Now I’d already walked past this woman just as she’d been emptying those two cartons by tossing their contents into the street. Not cool. And, I must say, I was a little disturbed that a crossing guard’s command of English to be so minimal that she couldn’t shout, “Hey! Lady! You dropped your gloves!” (Again.) What if, God forbid, she had to warn a child of imminent danger? Huh?

So, I’m afraid, I was less than gracious when I picked up my gloves. I did not smile nor reward her with fulsome praise. Instead, I sort of glared at her, then muttered, “Thanks.” And kept walking.

Not half a block later, that same thinking-while-I walk process kicked right in, this time about what had just happened. Almost immediately, I realized several things:

1. My ungracious behavior very easily could have been explained by this older woman of color as racist. How easily my annoyance could be understood simply in black-white terms! She couldn’t have known how upsetting her trash-tossing had been to me. (Just writing this, I want to shake my own shoulders and shout, “Get over yourself!”)

2. “Maybe I should have used that moment to teach her a little English?” I wondered.
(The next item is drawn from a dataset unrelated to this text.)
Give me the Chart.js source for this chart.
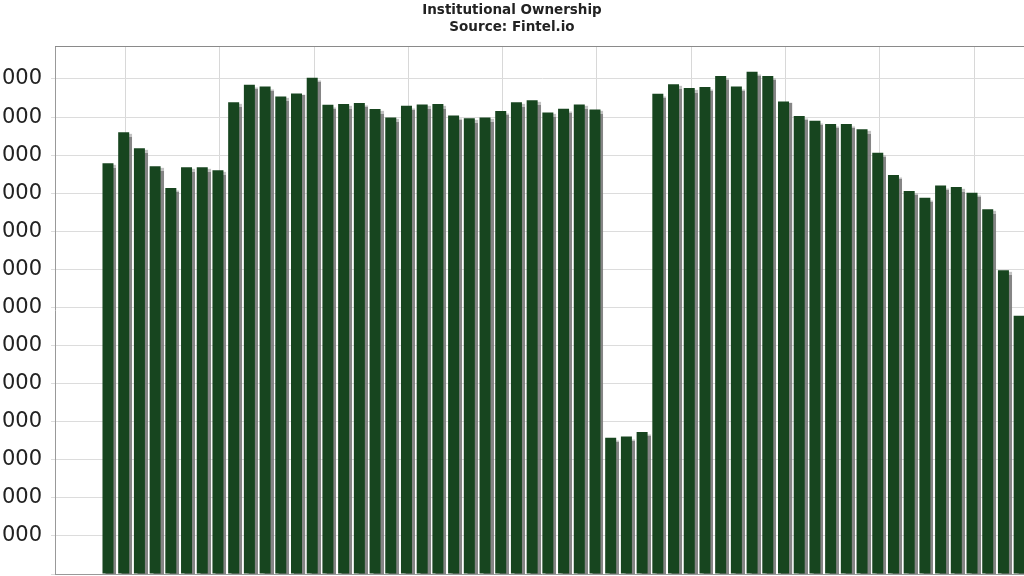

Did I just blow a teachable moment? (And, yes, “The Class,” a French movie about teaching and race and blown teachable moments has been very much on my mind lately.)

“Whoa, girl,” another and wiser voice counseled. Teachable moments only work in teaching/learning settings. That woman had not signed up for your on-Summer-Street-on-a Tuesday-morning tutorial. No matter how warmly and kindly and lovingly  you’d instructed her: “Say ‘Excuse me!’ ” she would have, no doubt, decided you were no better than those other “English only” jerks. AND a racist to boot.

So. Not a teachable moment for her, apparently, but maybe a teachable moment for moi? One of the many ways Quakers talk about God, Spirit, etc, etc, is the Inward Teacher. Sometimes, like this morning, when I’m so caught up with my supreme righteousness that I am unable to be civil, i.e. to politely say “Thank you” and smile, I apparently need a Kindergarten-level Inward Teacher!